---------- INFORMATION PROVIDED

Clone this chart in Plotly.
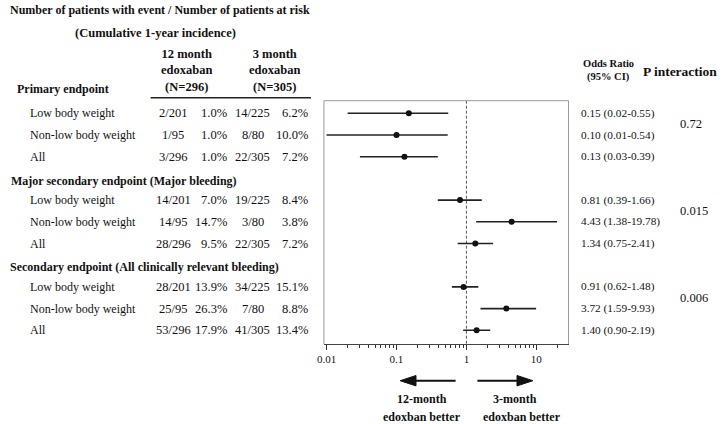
import plotly.graph_objects as go

W, H = 722, 424
FONT = "Liberation Serif, Times New Roman, serif"
TXT = "#111111"

# ---------------- data ----------------
groups = ["Primary endpoint",
          "Major secondary endpoint (Major bleeding)",
          "Secondary endpoint (All clinically relevant bleeding)"]
subgroups = ["Low body weight", "Non-low body weight", "All"]
ev12 = ["2/201", "1/95", "3/296", "14/201", "14/95", "28/296", "28/201", "25/95", "53/296"]
pct12 = ["1.0%", "1.0%", "1.0%", "7.0%", "14.7%", "9.5%", "13.9%", "26.3%", "17.9%"]
ev3 = ["14/225", "8/80", "22/305", "19/225", "3/80", "22/305", "34/225", "7/80", "41/305"]
pct3 = ["6.2%", "10.0%", "7.2%", "8.4%", "3.8%", "7.2%", "15.1%", "8.8%", "13.4%"]
odds = [0.15, 0.10, 0.13, 0.81, 4.43, 1.34, 0.91, 3.72, 1.40]
ci_lo = [0.02, 0.01, 0.03, 0.39, 1.38, 0.75, 0.62, 1.59, 0.90]
ci_hi = [0.55, 0.54, 0.39, 1.66, 19.78, 2.41, 1.48, 9.93, 2.19]
or_text = ["0.15 (0.02-0.55)", "0.10 (0.01-0.54)", "0.13 (0.03-0.39)",
           "0.81 (0.39-1.66)", "4.43 (1.38-19.78)", "1.34 (0.75-2.41)",
           "0.91 (0.62-1.48)", "3.72 (1.59-9.93)", "1.40 (0.90-2.19)"]
p_interaction = ["0.72", "0.015", "0.006"]
col12_header = ["12 month", "edoxaban", "(N=296)"]
col3_header = ["3 month", "edoxaban", "(N=305)"]
tick_vals = [0.01, 0.1, 1, 10]
tick_text = ["0.01", "0.1", "1", "10"]
minor_ticks = [m * d for d in (0.01, 0.1, 1) for m in range(2, 10)] + [20]

# ---------------- layout helpers ----------------
SLOT0, SLOT_H = 91.6, 21.7           # pixel centre of slot 0 and slot pitch
Y_TOP, Y_BOT = 100.7, 344.0           # plot box top / bottom in pixels
header_slot = [4 * g for g in range(len(groups))]
row_slot = [4 * g + 1 + j for g in range(len(groups)) for j in range(len(subgroups))]
header_dy = [-2.5, 2.5, 1.5]
header_x = [9.5, 3, 2]


def px(x):
    return x / W


def py(y):
    return 1 - y / H


def slot_px(s):
    return SLOT0 + SLOT_H * s


annotations = []


def ann(text, x, y, xanchor="left", size=12, bold=False, color=TXT):
    if bold:
        text = "<b>" + text + "</b>"
    annotations.append(dict(
        text=text, x=px(x), xref="paper", y=py(y), yref="paper",
        xanchor=xanchor, yanchor="middle", showarrow=False, borderpad=0, align="center",
        font=dict(family=FONT, size=size, color=color)))


fig = go.Figure()

y_lo_slot = (Y_TOP - SLOT0) / SLOT_H
y_hi_slot = (Y_BOT - SLOT0) / SLOT_H

# reference line at OR = 1
fig.add_trace(go.Scatter(x=[1, 1], y=[y_lo_slot, y_hi_slot], mode="lines",
                         line=dict(color="#555", width=1, dash="3px,2px"),
                         hoverinfo="skip", showlegend=False))

# CI lines
xs, ys = [], []
for l, h, s in zip(ci_lo, ci_hi, row_slot):
    xs += [l, h, None]
    ys += [s, s, None]
fig.add_trace(go.Scatter(x=xs, y=ys, mode="lines", line=dict(color="#222", width=1.6),
                         hoverinfo="skip", showlegend=False))
fig.add_trace(go.Scatter(x=odds, y=row_slot, mode="markers",
                         marker=dict(color="#111", size=6), showlegend=False))

# ---------------- table text ----------------
ann("Number of patients with event / Number of patients at risk", 2, 10, bold=True)
ann("(Cumulative 1-year incidence)", 150, 33, xanchor="center", size=12.5, bold=True)
ann("<br>".join(f"<b>{t}</b>" for t in col12_header), 181, 70.5, xanchor="center", size=12.5)
ann("<br>".join(f"<b>{t}</b>" for t in col3_header), 270, 70.5, xanchor="center", size=12.5)
ann("Odds Ratio", 607, 63, xanchor="center", size=10.5, bold=True)
ann("(95% CI)", 607, 77, xanchor="center", size=10.5, bold=True)
ann("P interaction", 680, 72, xanchor="center", size=13.5, bold=True)

for g, name in enumerate(groups):
    ann(name, header_x[g], slot_px(header_slot[g]) + header_dy[g], bold=True)
    ann(p_interaction[g], 679, slot_px(header_slot[g] + 1.5), size=12.5)

for i, s in enumerate(row_slot):
    y = slot_px(s)
    ann(subgroups[i % 3], 22, y)
    ann(ev12[i], 168, y, xanchor="center", size=12.5)
    ann(pct12[i], 223, y, xanchor="right", size=12.5)
    ann(ev3[i], 248, y, xanchor="center", size=12.5)
    ann(pct3[i], 305, y, xanchor="right", size=12.5)
    ann(or_text[i], 579, y, size=11.3)

# arrow captions
ann("12-month", 419, 399, xanchor="center", bold=True)
ann("edoxban better", 419, 417, xanchor="center", bold=True)
ann("3-month", 513, 399, xanchor="center", bold=True)
ann("edoxban better", 520, 417, xanchor="center", bold=True)

# ---------------- shapes ----------------
x0, x1 = px(320), px(567)
y0, y1 = py(Y_BOT), py(Y_TOP)
shapes = [
    dict(type="path", xref="paper", yref="paper",
         path=f"M {x0},{y0} L {x0},{y1} L {x1},{y1} L {x1},{y0}",
         line=dict(color="#9a9a9a", width=1)),
    dict(type="line", xref="paper", yref="paper", x0=px(145), x1=px(307), y0=py(97.7), y1=py(97.7),
         line=dict(color="#222", width=1.5)),
    # left arrow
    dict(type="line", xref="paper", yref="paper", x0=px(453), x1=px(411), y0=py(380.7), y1=py(380.7),
         line=dict(color="#111", width=2)),
    dict(type="path", xref="paper", yref="paper",
         path=f"M {px(397)},{py(380.7)} L {px(413)},{py(375.5)} L {px(413)},{py(385.9)} Z",
         fillcolor="#111", line=dict(color="#111", width=1)),
    # right arrow
    dict(type="line", xref="paper", yref="paper", x0=px(475), x1=px(517), y0=py(380.7), y1=py(380.7),
         line=dict(color="#111", width=2)),
    dict(type="path", xref="paper", yref="paper",
         path=f"M {px(531)},{py(380.7)} L {px(515)},{py(375.5)} L {px(515)},{py(385.9)} Z",
         fillcolor="#111", line=dict(color="#111", width=1)),
]

fig.update_layout(
    width=W, height=H, margin=dict(l=0, r=0, t=0, b=0),
    paper_bgcolor="white", plot_bgcolor="white",
    showlegend=False, annotations=annotations, shapes=shapes,
    xaxis=dict(type="log", range=[-2.038, 1.46], domain=[x0, x1],
               tickmode="array", tickvals=tick_vals, ticktext=tick_text,
               ticks="outside", ticklen=5, tickwidth=1, tickcolor="#333",
               showline=True, linecolor="#444", linewidth=1,
               showgrid=False, zeroline=False,
               tickfont=dict(family=FONT, size=11, color=TXT),
               minor=dict(tickmode="array", tickvals=minor_ticks, ticks="outside",
                          ticklen=3, tickwidth=1, tickcolor="#333", showgrid=False)),
    yaxis=dict(domain=[y0, y1], range=[y_hi_slot, y_lo_slot], visible=False, fixedrange=True),
)

fig.write_html("out.html")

--------------------

→ **PROBLEM REQUIREMENTS**: Please write out all the data again word for word, but not the pictures.

→ **ANSWER TO THE EXERCISE**:
Clone this chart in Plotly.
import plotly.graph_objects as go

W, H = 722, 424
FONT = "Liberation Serif, Times New Roman, serif"
TXT = "#111111"

# ---------------- data ----------------
groups = ["Primary endpoint",
          "Major secondary endpoint (Major bleeding)",
          "Secondary endpoint (All clinically relevant bleeding)"]
subgroups = ["Low body weight", "Non-low body weight", "All"]
ev12 = ["2/201", "1/95", "3/296", "14/201", "14/95", "28/296", "28/201", "25/95", "53/296"]
pct12 = ["1.0%", "1.0%", "1.0%", "7.0%", "14.7%", "9.5%", "13.9%", "26.3%", "17.9%"]
ev3 = ["14/225", "8/80", "22/305", "19/225", "3/80", "22/305", "34/225", "7/80", "41/305"]
pct3 = ["6.2%", "10.0%", "7.2%", "8.4%", "3.8%", "7.2%", "15.1%", "8.8%", "13.4%"]
odds = [0.15, 0.10, 0.13, 0.81, 4.43, 1.34, 0.91, 3.72, 1.40]
ci_lo = [0.02, 0.01, 0.03, 0.39, 1.38, 0.75, 0.62, 1.59, 0.90]
ci_hi = [0.55, 0.54, 0.39, 1.66, 19.78, 2.41, 1.48, 9.93, 2.19]
or_text = ["0.15 (0.02-0.55)", "0.10 (0.01-0.54)", "0.13 (0.03-0.39)",
           "0.81 (0.39-1.66)", "4.43 (1.38-19.78)", "1.34 (0.75-2.41)",
           "0.91 (0.62-1.48)", "3.72 (1.59-9.93)", "1.40 (0.90-2.19)"]
p_interaction = ["0.72", "0.015", "0.006"]
col12_header = ["12 month", "edoxaban", "(N=296)"]
col3_header = ["3 month", "edoxaban", "(N=305)"]
tick_vals = [0.01, 0.1, 1, 10]
tick_text = ["0.01", "0.1", "1", "10"]
minor_ticks = [m * d for d in (0.01, 0.1, 1) for m in range(2, 10)] + [20]

# ---------------- layout helpers ----------------
SLOT0, SLOT_H = 91.6, 21.7           # pixel centre of slot 0 and slot pitch
Y_TOP, Y_BOT = 100.7, 344.0           # plot box top / bottom in pixels
header_slot = [4 * g for g in range(len(groups))]
row_slot = [4 * g + 1 + j for g in range(len(groups)) for j in range(len(subgroups))]
header_dy = [-2.5, 2.5, 1.5]
header_x = [9.5, 3, 2]


def px(x):
    return x / W


def py(y):
    return 1 - y / H


def slot_px(s):
    return SLOT0 + SLOT_H * s


annotations = []


def ann(text, x, y, xanchor="left", size=12, bold=False, color=TXT):
    if bold:
        text = "<b>" + text + "</b>"
    annotations.append(dict(
        text=text, x=px(x), xref="paper", y=py(y), yref="paper",
        xanchor=xanchor, yanchor="middle", showarrow=False, borderpad=0, align="center",
        font=dict(family=FONT, size=size, color=color)))


fig = go.Figure()

y_lo_slot = (Y_TOP - SLOT0) / SLOT_H
y_hi_slot = (Y_BOT - SLOT0) / SLOT_H

# reference line at OR = 1
fig.add_trace(go.Scatter(x=[1, 1], y=[y_lo_slot, y_hi_slot], mode="lines",
                         line=dict(color="#555", width=1, dash="3px,2px"),
                         hoverinfo="skip", showlegend=False))

# CI lines
xs, ys = [], []
for l, h, s in zip(ci_lo, ci_hi, row_slot):
    xs += [l, h, None]
    ys += [s, s, None]
fig.add_trace(go.Scatter(x=xs, y=ys, mode="lines", line=dict(color="#222", width=1.6),
                         hoverinfo="skip", showlegend=False))
fig.add_trace(go.Scatter(x=odds, y=row_slot, mode="markers",
                         marker=dict(color="#111", size=6), showlegend=False))

# ---------------- table text ----------------
ann("Number of patients with event / Number of patients at risk", 2, 10, bold=True)
ann("(Cumulative 1-year incidence)", 150, 33, xanchor="center", size=12.5, bold=True)
ann("<br>".join(f"<b>{t}</b>" for t in col12_header), 181, 70.5, xanchor="center", size=12.5)
ann("<br>".join(f"<b>{t}</b>" for t in col3_header), 270, 70.5, xanchor="center", size=12.5)
ann("Odds Ratio", 607, 63, xanchor="center", size=10.5, bold=True)
ann("(95% CI)", 607, 77, xanchor="center", size=10.5, bold=True)
ann("P interaction", 680, 72, xanchor="center", size=13.5, bold=True)

for g, name in enumerate(groups):
    ann(name, header_x[g], slot_px(header_slot[g]) + header_dy[g], bold=True)
    ann(p_interaction[g], 679, slot_px(header_slot[g] + 1.5), size=12.5)

for i, s in enumerate(row_slot):
    y = slot_px(s)
    ann(subgroups[i % 3], 22, y)
    ann(ev12[i], 168, y, xanchor="center", size=12.5)
    ann(pct12[i], 223, y, xanchor="right", size=12.5)
    ann(ev3[i], 248, y, xanchor="center", size=12.5)
    ann(pct3[i], 305, y, xanchor="right", size=12.5)
    ann(or_text[i], 579, y, size=11.3)

# arrow captions
ann("12-month", 419, 399, xanchor="center", bold=True)
ann("edoxban better", 419, 417, xanchor="center", bold=True)
ann("3-month", 513, 399, xanchor="center", bold=True)
ann("edoxban better", 520, 417, xanchor="center", bold=True)

# ---------------- shapes ----------------
x0, x1 = px(320), px(567)
y0, y1 = py(Y_BOT), py(Y_TOP)
shapes = [
    dict(type="path", xref="paper", yref="paper",
         path=f"M {x0},{y0} L {x0},{y1} L {x1},{y1} L {x1},{y0}",
         line=dict(color="#9a9a9a", width=1)),
    dict(type="line", xref="paper", yref="paper", x0=px(145), x1=px(307), y0=py(97.7), y1=py(97.7),
         line=dict(color="#222", width=1.5)),
    # left arrow
    dict(type="line", xref="paper", yref="paper", x0=px(453), x1=px(411), y0=py(380.7), y1=py(380.7),
         line=dict(color="#111", width=2)),
    dict(type="path", xref="paper", yref="paper",
         path=f"M {px(397)},{py(380.7)} L {px(413)},{py(375.5)} L {px(413)},{py(385.9)} Z",
         fillcolor="#111", line=dict(color="#111", width=1)),
    # right arrow
    dict(type="line", xref="paper", yref="paper", x0=px(475), x1=px(517), y0=py(380.7), y1=py(380.7),
         line=dict(color="#111", width=2)),
    dict(type="path", xref="paper", yref="paper",
         path=f"M {px(531)},{py(380.7)} L {px(515)},{py(375.5)} L {px(515)},{py(385.9)} Z",
         fillcolor="#111", line=dict(color="#111", width=1)),
]

fig.update_layout(
    width=W, height=H, margin=dict(l=0, r=0, t=0, b=0),
    paper_bgcolor="white", plot_bgcolor="white",
    showlegend=False, annotations=annotations, shapes=shapes,
    xaxis=dict(type="log", range=[-2.038, 1.46], domain=[x0, x1],
               tickmode="array", tickvals=tick_vals, ticktext=tick_text,
               ticks="outside", ticklen=5, tickwidth=1, tickcolor="#333",
               showline=True, linecolor="#444", linewidth=1,
               showgrid=False, zeroline=False,
               tickfont=dict(family=FONT, size=11, color=TXT),
               minor=dict(tickmode="array", tickvals=minor_ticks, ticks="outside",
                          ticklen=3, tickwidth=1, tickcolor="#333", showgrid=False)),
    yaxis=dict(domain=[y0, y1], range=[y_hi_slot, y_lo_slot], visible=False, fixedrange=True),
)

fig.write_html("out.html")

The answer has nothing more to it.